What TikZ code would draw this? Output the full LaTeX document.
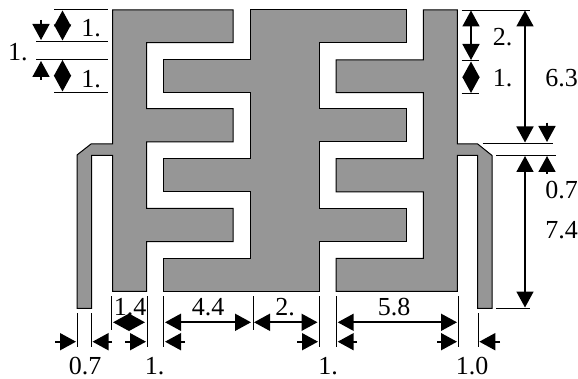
\documentclass[tikz,border=0pt]{standalone}
\usepackage{fontspec}
\setmainfont{Liberation Serif}
\usetikzlibrary{arrows.meta}
\definecolor{plate}{HTML}{969696}
\tikzset{
  metal/.style={fill=plate,draw=black,line width=1pt,line join=miter},
  ext/.style={draw=black,line width=0.9pt},
  dim/.style={draw=black,line width=1.7pt,{Triangle[length=16pt,width=17pt]}-{Triangle[length=16pt,width=17pt]}},
  one/.style={draw=black,line width=1.7pt,-{Triangle[length=16pt,width=17pt]}},
  lab/.style={inner sep=0pt,font=\fontsize{26}{26}\selectfont}
}
\begin{document}
\begin{tikzpicture}[x=1pt,y=-1pt]
\useasboundingbox (0,0) rectangle (578,379);
% left comb with lead
\path[metal] (112.5,10)--(233,10)--(233,42.7)--(146.5,42.7)--(146.5,108.7)--(233,108.7)--(233,142)--(146.5,142)--(146.5,208.3)--(233,208.3)--(233,241.7)--(146.5,241.7)--(146.5,291.3)--(112.5,291.3)--(112.5,155.5)--(91.5,155.5)--(91.5,308.3)--(77,308.3)--(77,155)--(91,144)--(112.5,144)--cycle;
% middle comb
\path[metal] (250,10)--(406,10)--(406,42.7)--(319,42.7)--(319,108.7)--(406,108.7)--(406,142)--(319,142)--(319,208.3)--(406,208.3)--(406,241.7)--(319,241.7)--(319,291.3)--(163.7,291.3)--(163.7,258.3)--(250,258.3)--(250,192)--(163.7,192)--(163.7,158.7)--(250,158.7)--(250,92.3)--(163.7,92.3)--(163.7,59.3)--(250,59.3)--cycle;
% right comb with lead
\path[metal] (423.3,10)--(457.3,10)--(457.3,144)--(477.7,144)--(492,155.5)--(492,308.3)--(477.7,308.3)--(477.7,155.5)--(457.3,155.5)--(457.3,291.3)--(336,291.3)--(336,258.3)--(423.3,258.3)--(423.3,192)--(336,192)--(336,158.7)--(423.3,158.7)--(423.3,92.7)--(336,92.7)--(336,60)--(423.3,60)--cycle;
% extension lines, left
\draw[ext] (54,9.7)--(108,9.7);
\draw[ext] (36,41)--(108,41);
\draw[ext] (36,59.5)--(108,59.5);
\draw[ext] (54,92)--(108,92);
% extension lines, right
\draw[ext] (461.5,10)--(530,10);
\draw[ext] (461.5,60.7)--(479,60.7);
\draw[ext] (461.5,93.5)--(479,93.5);
\draw[ext] (482.7,143)--(553,143);
\draw[ext] (496,155)--(555.7,155);
\draw[ext] (496,308)--(530,308);
% extension lines, bottom
\draw[ext] (77,313)--(77,346.7);
\draw[ext] (91.5,313)--(91.5,346.7);
\draw[ext] (111,296)--(111,330);
\draw[ext] (147.5,296)--(147.5,346.7);
\draw[ext] (163.7,296)--(163.7,346.7);
\draw[ext] (253,296)--(253,330);
\draw[ext] (319,296)--(319,346.7);
\draw[ext] (336.7,296)--(336.7,346.7);
\draw[ext] (458,296)--(458,346.7);
\draw[ext] (478.3,313)--(478.3,346.7);
% dimension arrows, left
\draw[dim] (62.5,10.5)--(62.5,40.5);
\draw[dim] (62.5,60)--(62.5,91.5);
\draw[one] (41,20)--(41,40);
\draw[one] (41,80)--(41,61);
% dimension arrows, right
\draw[dim] (471,10.5)--(471,60);
\draw[dim] (471,61.5)--(471,93);
\draw[dim] (525,10.5)--(525,142.5);
\draw[dim] (525,156)--(525,307.5);
\draw[one] (547,122.7)--(547,142);
\draw[one] (547,174)--(547,156);
% dimension arrows, bottom
\draw[dim] (113,322.3)--(145,322.3);
\draw[dim] (165,322.3)--(251,322.3);
\draw[dim] (254,322.3)--(317.5,322.3);
\draw[dim] (337.7,322.3)--(457,322.3);
\draw[one] (55,341.7)--(76,341.7);
\draw[one] (112,341.7)--(92.5,341.7);
\draw[one] (125,341.7)--(146,341.7);
\draw[one] (185,341.7)--(165,341.7);
\draw[one] (297,341.7)--(318,341.7);
\draw[one] (357,341.7)--(337.7,341.7);
\draw[one] (437,341.7)--(457,341.7);
\draw[one] (500,341.7)--(479.3,341.7);
% labels
\node[lab] (la) at (91,28) {1.};
\node[lab] (lb) at (91,79) {1.};
\node[lab] (lc) at (18,52) {1.};
\node[lab] (ra) at (502.5,37) {2.};
\node[lab] (rb) at (502.5,78) {1.};
\node[lab] (rc) at (561.5,78) {6.3};
\node[lab] (rd) at (561.5,190) {0.7};
\node[lab] (re) at (561.5,230) {7.4};
\node[lab] (ba) at (130,307) {1.4};
\node[lab] (bb) at (208,307) {4.4};
\node[lab] (bc) at (285,307) {2.};
\node[lab] (bd) at (394,307) {5.8};
\node[lab] (ca) at (85,366) {0.7};
\node[lab] (cb) at (154.5,366) {1.};
\node[lab] (cc) at (328,366) {1.};
\node[lab] (cd) at (472,366) {1.0};
\end{tikzpicture}
\end{document}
- - -
Quote the material exactly. Pictures stay out.

What TikZ code would draw this? Output the full LaTeX document.
\documentclass[tikz,border=0pt]{standalone}
\usepackage{fontspec}
\setmainfont{Liberation Serif}
\usetikzlibrary{arrows.meta}
\definecolor{plate}{HTML}{969696}
\tikzset{
  metal/.style={fill=plate,draw=black,line width=1pt,line join=miter},
  ext/.style={draw=black,line width=0.9pt},
  dim/.style={draw=black,line width=1.7pt,{Triangle[length=16pt,width=17pt]}-{Triangle[length=16pt,width=17pt]}},
  one/.style={draw=black,line width=1.7pt,-{Triangle[length=16pt,width=17pt]}},
  lab/.style={inner sep=0pt,font=\fontsize{26}{26}\selectfont}
}
\begin{document}
\begin{tikzpicture}[x=1pt,y=-1pt]
\useasboundingbox (0,0) rectangle (578,379);
% left comb with lead
\path[metal] (112.5,10)--(233,10)--(233,42.7)--(146.5,42.7)--(146.5,108.7)--(233,108.7)--(233,142)--(146.5,142)--(146.5,208.3)--(233,208.3)--(233,241.7)--(146.5,241.7)--(146.5,291.3)--(112.5,291.3)--(112.5,155.5)--(91.5,155.5)--(91.5,308.3)--(77,308.3)--(77,155)--(91,144)--(112.5,144)--cycle;
% middle comb
\path[metal] (250,10)--(406,10)--(406,42.7)--(319,42.7)--(319,108.7)--(406,108.7)--(406,142)--(319,142)--(319,208.3)--(406,208.3)--(406,241.7)--(319,241.7)--(319,291.3)--(163.7,291.3)--(163.7,258.3)--(250,258.3)--(250,192)--(163.7,192)--(163.7,158.7)--(250,158.7)--(250,92.3)--(163.7,92.3)--(163.7,59.3)--(250,59.3)--cycle;
% right comb with lead
\path[metal] (423.3,10)--(457.3,10)--(457.3,144)--(477.7,144)--(492,155.5)--(492,308.3)--(477.7,308.3)--(477.7,155.5)--(457.3,155.5)--(457.3,291.3)--(336,291.3)--(336,258.3)--(423.3,258.3)--(423.3,192)--(336,192)--(336,158.7)--(423.3,158.7)--(423.3,92.7)--(336,92.7)--(336,60)--(423.3,60)--cycle;
% extension lines, left
\draw[ext] (54,9.7)--(108,9.7);
\draw[ext] (36,41)--(108,41);
\draw[ext] (36,59.5)--(108,59.5);
\draw[ext] (54,92)--(108,92);
% extension lines, right
\draw[ext] (461.5,10)--(530,10);
\draw[ext] (461.5,60.7)--(479,60.7);
\draw[ext] (461.5,93.5)--(479,93.5);
\draw[ext] (482.7,143)--(553,143);
\draw[ext] (496,155)--(555.7,155);
\draw[ext] (496,308)--(530,308);
% extension lines, bottom
\draw[ext] (77,313)--(77,346.7);
\draw[ext] (91.5,313)--(91.5,346.7);
\draw[ext] (111,296)--(111,330);
\draw[ext] (147.5,296)--(147.5,346.7);
\draw[ext] (163.7,296)--(163.7,346.7);
\draw[ext] (253,296)--(253,330);
\draw[ext] (319,296)--(319,346.7);
\draw[ext] (336.7,296)--(336.7,346.7);
\draw[ext] (458,296)--(458,346.7);
\draw[ext] (478.3,313)--(478.3,346.7);
% dimension arrows, left
\draw[dim] (62.5,10.5)--(62.5,40.5);
\draw[dim] (62.5,60)--(62.5,91.5);
\draw[one] (41,20)--(41,40);
\draw[one] (41,80)--(41,61);
% dimension arrows, right
\draw[dim] (471,10.5)--(471,60);
\draw[dim] (471,61.5)--(471,93);
\draw[dim] (525,10.5)--(525,142.5);
\draw[dim] (525,156)--(525,307.5);
\draw[one] (547,122.7)--(547,142);
\draw[one] (547,174)--(547,156);
% dimension arrows, bottom
\draw[dim] (113,322.3)--(145,322.3);
\draw[dim] (165,322.3)--(251,322.3);
\draw[dim] (254,322.3)--(317.5,322.3);
\draw[dim] (337.7,322.3)--(457,322.3);
\draw[one] (55,341.7)--(76,341.7);
\draw[one] (112,341.7)--(92.5,341.7);
\draw[one] (125,341.7)--(146,341.7);
\draw[one] (185,341.7)--(165,341.7);
\draw[one] (297,341.7)--(318,341.7);
\draw[one] (357,341.7)--(337.7,341.7);
\draw[one] (437,341.7)--(457,341.7);
\draw[one] (500,341.7)--(479.3,341.7);
% labels
\node[lab] (la) at (91,28) {1.};
\node[lab] (lb) at (91,79) {1.};
\node[lab] (lc) at (18,52) {1.};
\node[lab] (ra) at (502.5,37) {2.};
\node[lab] (rb) at (502.5,78) {1.};
\node[lab] (rc) at (561.5,78) {6.3};
\node[lab] (rd) at (561.5,190) {0.7};
\node[lab] (re) at (561.5,230) {7.4};
\node[lab] (ba) at (130,307) {1.4};
\node[lab] (bb) at (208,307) {4.4};
\node[lab] (bc) at (285,307) {2.};
\node[lab] (bd) at (394,307) {5.8};
\node[lab] (ca) at (85,366) {0.7};
\node[lab] (cb) at (154.5,366) {1.};
\node[lab] (cc) at (328,366) {1.};
\node[lab] (cd) at (472,366) {1.0};
\end{tikzpicture}
\end{document}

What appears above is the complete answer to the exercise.